_TASK TO COMPLETE_
Give a verbatim copy of the lines below, minus the pictures.
• • • • •
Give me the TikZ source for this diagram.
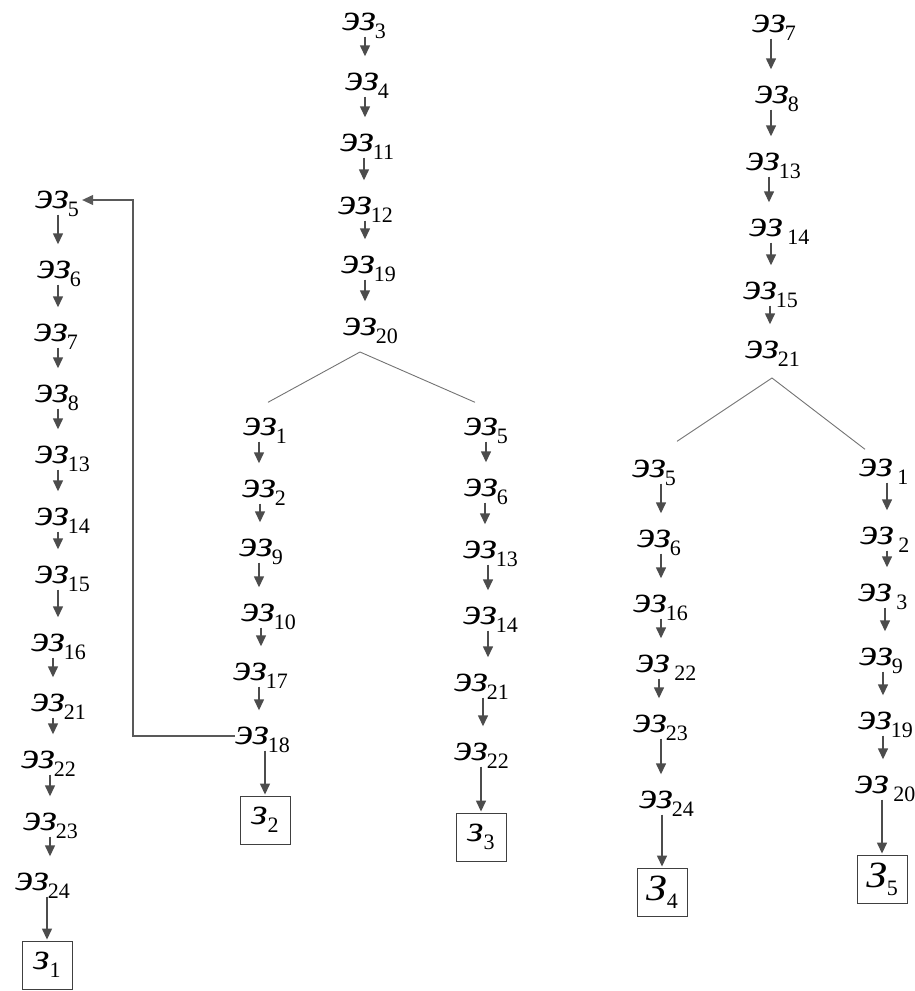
\documentclass[tikz,border=0pt]{standalone}
\usepackage{fontspec}
\setmainfont{Liberation Serif}
\newfontfamily\ezfont{Liberation Serif}[FakeStretch=1.12]
\usetikzlibrary{arrows.meta}

\newcommand{\subsz}{\fontsize{22}{22}\selectfont\upshape}
\newcommand{\ez}[1]{{\ezfont\itshape эз}\rlap{\kern-1pt\raisebox{-8pt}{\subsz #1}}}
\newcommand{\zz}[2]{{\ezfont\itshape #1}\raisebox{-8pt}{\subsz #2}}

\begin{document}
\begin{tikzpicture}[x=1pt,y=-1pt,font=\fontsize{37}{40}\selectfont,
    ez/.style={inner sep=0pt,text height=17pt,text depth=0pt},
    zbox/.style={draw=black!75,line width=0.9pt,minimum width=50pt,minimum height=48pt,inner sep=0pt},
    arr/.style={-{Triangle[length=11pt,width=10pt]},draw=black!70,line width=1.4pt,shorten <=6pt,shorten >=17pt},
    tobox/.style={arr,shorten >=1pt},
    fork/.style={draw=black!55,line width=0.9pt},
    backline/.style={-{Triangle[length=11pt,width=10pt]},draw=black!65,line width=1.1pt}]
\useasboundingbox (0,0) rectangle (915,991);

% left column
\foreach \n/\x/\y/\ax [count=\i] in {5/52/200/58,6/54/270/58,7/51/333/58,8/52/394/58,
        13/52/455/58,14/52/517/58,15/52/575/58,16/48/643/53,21/48/703/53,
        22/38/760/50,23/40/822/50,24/32/882/47}{
    \node[ez] (a\i) at (\x,\y) {\ez{\n}};
    \coordinate (a\i-x) at (\ax,\y);
}
\foreach \i [remember=\i as \j (initially 1)] in {2,...,12}
    \draw[arr] (a\j-x |- a\j.south) -- (a\j-x |- a\i.north);
\node[zbox] (z1) at (47,965) {\zz{з}{1}};
\draw[tobox] (z1 |- a12.south) -- (z1.north);

% middle, top
\foreach \n/\x/\y/\ax [count=\i] in {3/359/22/365,4/362/82/365,11/357/143/364,
        12/355/206/365,19/358/265/365,20/360/327/365}{
    \node[ez] (b\i) at (\x,\y) {\ez{\n}};
    \coordinate (b\i-x) at (\ax,\y);
}
\foreach \i [remember=\i as \j (initially 1)] in {2,...,6}
    \draw[arr] (b\j-x |- b\j.south) -- (b\j-x |- b\i.north);
\coordinate (forkB) at (360,352);

% middle, left branch
\foreach \n/\x/\y/\ax [count=\i] in {1/260/427/259,2/259/489/260,9/256/548/259,
        10/258/613/261,17/250/672/259,18/252/736/264}{
    \node[ez] (c\i) at (\x,\y) {\ez{\n}};
    \coordinate (c\i-x) at (\ax,\y);
}
\foreach \i [remember=\i as \j (initially 1)] in {2,...,6}
    \draw[arr] (c\j-x |- c\j.south) -- (c\j-x |- c\i.north);
\node[zbox] (z2) at (265,820) {\zz{з}{2}};
\draw[tobox] (z2 |- c6.south) -- (z2.north);

% middle, right branch
\foreach \n/\x/\y/\ax [count=\i] in {5/481/427/486,6/481/488/485,13/480/550/488,
        14/480/616/488,21/471/683/483,22/471/752/481}{
    \node[ez] (d\i) at (\x,\y) {\ez{\n}};
    \coordinate (d\i-x) at (\ax,\y);
}
\foreach \i [remember=\i as \j (initially 1)] in {2,...,6}
    \draw[arr] (d\j-x |- d\j.south) -- (d\j-x |- d\i.north);
\node[zbox] (z3) at (481,837) {\zz{з}{3}};
\draw[tobox] (z3 |- d6.south) -- (z3.north);

\draw[fork] ([shift={(8pt,16pt)}]c1.north) -- (forkB) -- ([shift={(-6pt,16pt)}]d1.north);
\coordinate (back) at (133,200);
\draw[backline] (c6.west) -| (back) -- ([xshift=13pt]a1.east);

% right, top
\foreach \n/\x/\y/\ax [count=\i] in {7/769/24/771,8/772/95/771,13/763/162/769,
        ~14/766/228/771,15/760/291/770,21/762/350/770}{
    \node[ez] (e\i) at (\x,\y) {\ez{\n}};
    \coordinate (e\i-x) at (\ax,\y);
}
\foreach \i [remember=\i as \j (initially 1)] in {2,...,6}
    \draw[arr] (e\j-x |- e\j.south) -- (e\j-x |- e\i.north);
\coordinate (forkE) at (772,378);

% right, left branch
\foreach \n/\x/\y/\ax [count=\i] in {5/649/469/661,6/654/539/661,16/650/604/661,
        ~22/653/664/659,23/650/724/661,24/656/800/662}{
    \node[ez] (f\i) at (\x,\y) {\ez{\n}};
    \coordinate (f\i-x) at (\ax,\y);
}
\foreach \i [remember=\i as \j (initially 1)] in {2,...,6}
    \draw[arr] (f\j-x |- f\j.south) -- (f\j-x |- f\i.north);
\node[zbox] (z4) at (662,892) {\zz{З}{4}};
\draw[tobox] (z4 |- f6.south) -- (z4.north);

% right, right branch
\foreach \n/\x/\y/\ax [count=\i] in {~1/876/468/887,~2/877/536/887,~3/875/593/885,
        9/876/657/883,19/875/721/883,~20/872/785/883}{
    \node[ez] (g\i) at (\x,\y) {\ez{\n}};
    \coordinate (g\i-x) at (\ax,\y);
}
\foreach \i [remember=\i as \j (initially 1)] in {2,...,6}
    \draw[arr] (g\j-x |- g\j.south) -- (g\j-x |- g\i.north);
\node[zbox] (z5) at (882,879) {\zz{З}{5}};
\draw[tobox] (z5 |- g6.south) -- (z5.north);

\draw[fork] ([shift={(28pt,19pt)}]f1.north) -- (forkE) -- ([shift={(-11pt,10pt)}]g1.north);
\end{tikzpicture}
\end{document}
• • • • •
_FINAL RESULT_
Give me the TikZ source for this diagram.
\documentclass[tikz,border=0pt]{standalone}
\usepackage{fontspec}
\setmainfont{Liberation Serif}
\newfontfamily\ezfont{Liberation Serif}[FakeStretch=1.12]
\usetikzlibrary{arrows.meta}

\newcommand{\subsz}{\fontsize{22}{22}\selectfont\upshape}
\newcommand{\ez}[1]{{\ezfont\itshape эз}\rlap{\kern-1pt\raisebox{-8pt}{\subsz #1}}}
\newcommand{\zz}[2]{{\ezfont\itshape #1}\raisebox{-8pt}{\subsz #2}}

\begin{document}
\begin{tikzpicture}[x=1pt,y=-1pt,font=\fontsize{37}{40}\selectfont,
    ez/.style={inner sep=0pt,text height=17pt,text depth=0pt},
    zbox/.style={draw=black!75,line width=0.9pt,minimum width=50pt,minimum height=48pt,inner sep=0pt},
    arr/.style={-{Triangle[length=11pt,width=10pt]},draw=black!70,line width=1.4pt,shorten <=6pt,shorten >=17pt},
    tobox/.style={arr,shorten >=1pt},
    fork/.style={draw=black!55,line width=0.9pt},
    backline/.style={-{Triangle[length=11pt,width=10pt]},draw=black!65,line width=1.1pt}]
\useasboundingbox (0,0) rectangle (915,991);

% left column
\foreach \n/\x/\y/\ax [count=\i] in {5/52/200/58,6/54/270/58,7/51/333/58,8/52/394/58,
        13/52/455/58,14/52/517/58,15/52/575/58,16/48/643/53,21/48/703/53,
        22/38/760/50,23/40/822/50,24/32/882/47}{
    \node[ez] (a\i) at (\x,\y) {\ez{\n}};
    \coordinate (a\i-x) at (\ax,\y);
}
\foreach \i [remember=\i as \j (initially 1)] in {2,...,12}
    \draw[arr] (a\j-x |- a\j.south) -- (a\j-x |- a\i.north);
\node[zbox] (z1) at (47,965) {\zz{з}{1}};
\draw[tobox] (z1 |- a12.south) -- (z1.north);

% middle, top
\foreach \n/\x/\y/\ax [count=\i] in {3/359/22/365,4/362/82/365,11/357/143/364,
        12/355/206/365,19/358/265/365,20/360/327/365}{
    \node[ez] (b\i) at (\x,\y) {\ez{\n}};
    \coordinate (b\i-x) at (\ax,\y);
}
\foreach \i [remember=\i as \j (initially 1)] in {2,...,6}
    \draw[arr] (b\j-x |- b\j.south) -- (b\j-x |- b\i.north);
\coordinate (forkB) at (360,352);

% middle, left branch
\foreach \n/\x/\y/\ax [count=\i] in {1/260/427/259,2/259/489/260,9/256/548/259,
        10/258/613/261,17/250/672/259,18/252/736/264}{
    \node[ez] (c\i) at (\x,\y) {\ez{\n}};
    \coordinate (c\i-x) at (\ax,\y);
}
\foreach \i [remember=\i as \j (initially 1)] in {2,...,6}
    \draw[arr] (c\j-x |- c\j.south) -- (c\j-x |- c\i.north);
\node[zbox] (z2) at (265,820) {\zz{з}{2}};
\draw[tobox] (z2 |- c6.south) -- (z2.north);

% middle, right branch
\foreach \n/\x/\y/\ax [count=\i] in {5/481/427/486,6/481/488/485,13/480/550/488,
        14/480/616/488,21/471/683/483,22/471/752/481}{
    \node[ez] (d\i) at (\x,\y) {\ez{\n}};
    \coordinate (d\i-x) at (\ax,\y);
}
\foreach \i [remember=\i as \j (initially 1)] in {2,...,6}
    \draw[arr] (d\j-x |- d\j.south) -- (d\j-x |- d\i.north);
\node[zbox] (z3) at (481,837) {\zz{з}{3}};
\draw[tobox] (z3 |- d6.south) -- (z3.north);

\draw[fork] ([shift={(8pt,16pt)}]c1.north) -- (forkB) -- ([shift={(-6pt,16pt)}]d1.north);
\coordinate (back) at (133,200);
\draw[backline] (c6.west) -| (back) -- ([xshift=13pt]a1.east);

% right, top
\foreach \n/\x/\y/\ax [count=\i] in {7/769/24/771,8/772/95/771,13/763/162/769,
        ~14/766/228/771,15/760/291/770,21/762/350/770}{
    \node[ez] (e\i) at (\x,\y) {\ez{\n}};
    \coordinate (e\i-x) at (\ax,\y);
}
\foreach \i [remember=\i as \j (initially 1)] in {2,...,6}
    \draw[arr] (e\j-x |- e\j.south) -- (e\j-x |- e\i.north);
\coordinate (forkE) at (772,378);

% right, left branch
\foreach \n/\x/\y/\ax [count=\i] in {5/649/469/661,6/654/539/661,16/650/604/661,
        ~22/653/664/659,23/650/724/661,24/656/800/662}{
    \node[ez] (f\i) at (\x,\y) {\ez{\n}};
    \coordinate (f\i-x) at (\ax,\y);
}
\foreach \i [remember=\i as \j (initially 1)] in {2,...,6}
    \draw[arr] (f\j-x |- f\j.south) -- (f\j-x |- f\i.north);
\node[zbox] (z4) at (662,892) {\zz{З}{4}};
\draw[tobox] (z4 |- f6.south) -- (z4.north);

% right, right branch
\foreach \n/\x/\y/\ax [count=\i] in {~1/876/468/887,~2/877/536/887,~3/875/593/885,
        9/876/657/883,19/875/721/883,~20/872/785/883}{
    \node[ez] (g\i) at (\x,\y) {\ez{\n}};
    \coordinate (g\i-x) at (\ax,\y);
}
\foreach \i [remember=\i as \j (initially 1)] in {2,...,6}
    \draw[arr] (g\j-x |- g\j.south) -- (g\j-x |- g\i.north);
\node[zbox] (z5) at (882,879) {\zz{З}{5}};
\draw[tobox] (z5 |- g6.south) -- (z5.north);

\draw[fork] ([shift={(28pt,19pt)}]f1.north) -- (forkE) -- ([shift={(-11pt,10pt)}]g1.north);
\end{tikzpicture}
\end{document}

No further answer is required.